One note on this: FCS opponents are treated as a uniform entity right now for these purposes, with the same average point differential (-31.125) every year.
Power Five/Group of Five Status
Adjusted Point Differential, described above, does mirror the committee’s evaluation rather well, but it has one significant flaw: It overranks Group of Five powers. This makes sense: Teams that are blowing out MAC bottom-feeders aren’t as impressive as teams that are blowing out Big Ten bottom-feeders, but because APD measures a team’s performance relative to the performance of the rest of their opponents’ schedules, it can cast the two in a similar light. To correct for this, we issue a standard Group of Five discount on all schools that aren’t either members of a Power Five conference or Notre Dame/BYU* (*this year—BYU has gotten the Group of Five discount in the past, but the committee doesn’t seem to be giving it that discount this year and BYU’s schedule is Power Five-heavy, which lines up).
Is this perfectly fair? No. But neither is the committee.
Power Five Conference Champion Status
The committee values conference championships. We issue a bonus for winning one, so long as it’s the championship of a Power Five conference.
Three Best Wins/Three Worst Losses
After the first four components, we have a baseline score assigned to each team. We want to know more about résumé, though, and we want to specifically know about the fringes of the résumé, which receive disproportionate attention. So, we score each win and loss based on the quality of opponent; location of the game (home/away/neutral); and margin, with diminishing returns as margin increases (the difference between 7 and 14 is greater than the difference between 21 and 28). Each team’s three best wins are incorporated into that team’s score, as are each team’s worst three losses. If a team has fewer than three wins, or fewer than three losses, a zero goes into the relevant place or places in the formula (all wins are positive, all losses are negative).
One note on this, which rarely matters: FCS opponents are again treated as that uniform entity described above.
FPA (Forgiveness/Punishment Adjustment)
Finally, we have our sixth variable: FPA. FPA measures how much love or hate a team is getting from the committee. It’s adjusted every week following the release of rankings, and that adjustment is made in such a way as to 1) align our model’s rankings with those of the committee and 2) keep that aligned ranking still as close to historical precedent as possible. With one exception, FPA is always input as a reaction to the committee’s rankings. With one exception, FPA is zero-sum—any point of FPA given to one team must be taken away from another team. With no exceptions, FPA is always kept to the smallest absolute value possible*, meaning we put as little of it in as possible to get the rankings to align. Once it’s in there, it stays in there until it’s shown to change (or a team falls out of the rankings, in which case we wipe it clean).

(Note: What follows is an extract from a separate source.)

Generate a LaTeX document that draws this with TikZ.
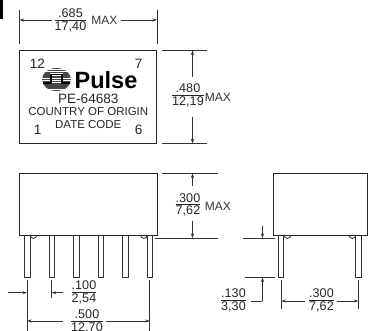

*Note: The mechanics conflict a bit when it comes to minimizing the absolute value of FPA and keeping FPA from prior weeks. From the second rankings onwards, the way we currently handle this is to have our model go through the rankings from top to bottom, lining them up with the real rankings by using FPA to have teams meet in the middle. This sometimes leads to FPA having a slightly larger absolute value than is possible, but it’s how we do it right now.

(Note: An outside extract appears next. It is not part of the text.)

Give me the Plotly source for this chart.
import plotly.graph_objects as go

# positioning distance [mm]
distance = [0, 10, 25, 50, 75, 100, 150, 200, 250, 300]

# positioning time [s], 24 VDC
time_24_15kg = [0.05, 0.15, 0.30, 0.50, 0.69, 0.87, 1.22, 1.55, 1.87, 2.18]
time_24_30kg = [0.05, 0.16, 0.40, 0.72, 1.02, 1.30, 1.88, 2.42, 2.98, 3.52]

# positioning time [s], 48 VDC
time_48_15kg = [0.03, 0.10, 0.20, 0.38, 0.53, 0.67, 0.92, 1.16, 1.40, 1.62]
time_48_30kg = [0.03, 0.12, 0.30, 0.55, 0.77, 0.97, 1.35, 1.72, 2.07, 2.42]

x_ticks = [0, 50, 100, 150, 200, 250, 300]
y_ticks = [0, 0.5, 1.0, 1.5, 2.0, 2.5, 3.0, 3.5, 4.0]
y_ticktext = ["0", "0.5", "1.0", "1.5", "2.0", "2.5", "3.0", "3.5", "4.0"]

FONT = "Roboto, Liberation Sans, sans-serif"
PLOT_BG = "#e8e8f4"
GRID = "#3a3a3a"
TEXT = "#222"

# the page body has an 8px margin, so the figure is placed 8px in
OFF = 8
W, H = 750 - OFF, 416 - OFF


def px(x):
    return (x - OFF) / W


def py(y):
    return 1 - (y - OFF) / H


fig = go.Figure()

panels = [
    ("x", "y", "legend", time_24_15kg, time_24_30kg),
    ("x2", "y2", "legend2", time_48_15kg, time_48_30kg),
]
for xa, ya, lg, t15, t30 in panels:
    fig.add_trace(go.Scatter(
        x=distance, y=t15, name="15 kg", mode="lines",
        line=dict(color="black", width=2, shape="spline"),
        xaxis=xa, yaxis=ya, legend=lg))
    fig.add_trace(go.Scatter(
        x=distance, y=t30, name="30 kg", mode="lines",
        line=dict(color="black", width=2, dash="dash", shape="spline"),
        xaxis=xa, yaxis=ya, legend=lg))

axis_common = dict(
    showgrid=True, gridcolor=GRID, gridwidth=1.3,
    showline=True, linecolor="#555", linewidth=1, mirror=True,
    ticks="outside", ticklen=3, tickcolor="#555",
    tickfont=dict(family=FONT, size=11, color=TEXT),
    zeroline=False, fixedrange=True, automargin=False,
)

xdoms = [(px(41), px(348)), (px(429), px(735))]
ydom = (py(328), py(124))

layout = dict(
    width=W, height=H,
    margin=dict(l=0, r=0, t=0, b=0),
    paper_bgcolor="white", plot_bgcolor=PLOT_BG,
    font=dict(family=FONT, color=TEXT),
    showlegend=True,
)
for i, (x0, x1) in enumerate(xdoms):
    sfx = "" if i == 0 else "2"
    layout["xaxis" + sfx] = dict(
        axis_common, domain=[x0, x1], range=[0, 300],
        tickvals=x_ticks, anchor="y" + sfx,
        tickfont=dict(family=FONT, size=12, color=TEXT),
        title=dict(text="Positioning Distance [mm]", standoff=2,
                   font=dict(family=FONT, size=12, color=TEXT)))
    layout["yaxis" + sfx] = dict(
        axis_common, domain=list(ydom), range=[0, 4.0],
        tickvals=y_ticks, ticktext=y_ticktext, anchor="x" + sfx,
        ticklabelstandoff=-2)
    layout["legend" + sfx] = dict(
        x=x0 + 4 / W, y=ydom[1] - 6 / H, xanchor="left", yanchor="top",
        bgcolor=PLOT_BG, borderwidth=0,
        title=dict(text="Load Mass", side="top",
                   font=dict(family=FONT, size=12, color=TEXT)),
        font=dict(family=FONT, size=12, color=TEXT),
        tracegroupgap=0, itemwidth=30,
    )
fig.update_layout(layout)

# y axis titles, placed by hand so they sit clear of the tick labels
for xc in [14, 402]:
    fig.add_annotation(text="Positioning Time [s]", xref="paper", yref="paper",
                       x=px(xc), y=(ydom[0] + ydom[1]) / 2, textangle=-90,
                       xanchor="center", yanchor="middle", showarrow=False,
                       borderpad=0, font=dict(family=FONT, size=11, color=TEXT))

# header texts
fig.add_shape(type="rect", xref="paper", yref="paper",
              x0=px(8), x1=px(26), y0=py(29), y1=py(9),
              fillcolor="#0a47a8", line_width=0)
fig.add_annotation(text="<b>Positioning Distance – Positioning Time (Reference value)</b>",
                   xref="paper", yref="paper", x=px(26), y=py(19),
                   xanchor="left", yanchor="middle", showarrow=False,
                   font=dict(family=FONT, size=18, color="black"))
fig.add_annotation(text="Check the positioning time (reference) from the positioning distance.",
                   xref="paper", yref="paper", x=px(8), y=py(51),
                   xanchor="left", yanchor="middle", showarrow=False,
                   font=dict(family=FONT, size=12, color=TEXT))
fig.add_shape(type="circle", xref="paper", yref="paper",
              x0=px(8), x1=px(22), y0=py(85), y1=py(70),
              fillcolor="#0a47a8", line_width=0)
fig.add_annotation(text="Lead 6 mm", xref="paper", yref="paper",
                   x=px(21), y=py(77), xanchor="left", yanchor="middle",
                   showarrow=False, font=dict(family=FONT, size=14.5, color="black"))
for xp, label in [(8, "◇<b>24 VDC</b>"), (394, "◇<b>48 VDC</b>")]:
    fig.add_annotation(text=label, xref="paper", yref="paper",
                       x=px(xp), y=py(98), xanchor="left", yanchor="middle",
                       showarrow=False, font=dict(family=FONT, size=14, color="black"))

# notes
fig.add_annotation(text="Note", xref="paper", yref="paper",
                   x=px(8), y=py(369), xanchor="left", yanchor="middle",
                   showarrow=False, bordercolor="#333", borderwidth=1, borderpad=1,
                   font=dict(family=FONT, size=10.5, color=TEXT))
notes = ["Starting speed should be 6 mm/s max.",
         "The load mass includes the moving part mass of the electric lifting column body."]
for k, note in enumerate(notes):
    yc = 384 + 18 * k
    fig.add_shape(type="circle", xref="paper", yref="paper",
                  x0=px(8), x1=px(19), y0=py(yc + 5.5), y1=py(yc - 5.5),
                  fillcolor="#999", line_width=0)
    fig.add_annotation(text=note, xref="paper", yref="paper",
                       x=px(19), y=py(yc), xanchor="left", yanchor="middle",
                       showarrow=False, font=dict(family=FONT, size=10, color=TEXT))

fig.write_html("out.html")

That one exception? Let us tell you about The Kelly Bryant Rule™.
The Kelly Bryant Rule™
There’s one case in which we’ll preemptively add in FPA, and that’s the rare demonstrated case in which roughly half of Clemson’s 2017 loss to Syracuse was forgiven after Kelly Bryant left midgame. If a team’s clear first-string quarterback is hurt and the team loses, we count the loss as roughly half-forgiven, because we expect the committee to do it again. It’s a small sample, but it was so clear, and could have been so impactful, that we account for it. If the quarterback stays out after the game? Misses a lot of time? That’s different. But if the quarterback is just out for a game, or for half the game, or for another temporary and finite amount of time? We put it in there, and it stays in even as we adjust around it.
***
What don’t we consider? Head-to-head results and results against common opponents are two big ones. Our evidence suggests those do matter, but only when teams are already next to each other in the rankings.
***
I’d like to stress here that this is not how we would construct a ranking formula, were we charged with ranking teams. SOR is better (provided it’s based off of a good reflection of how good teams really are, like SP+ or FPI or FEI). But we’re not trying to rank the teams ourselves. We’re just trying to predict how the committee will do it. And this formula does a pretty good job of it.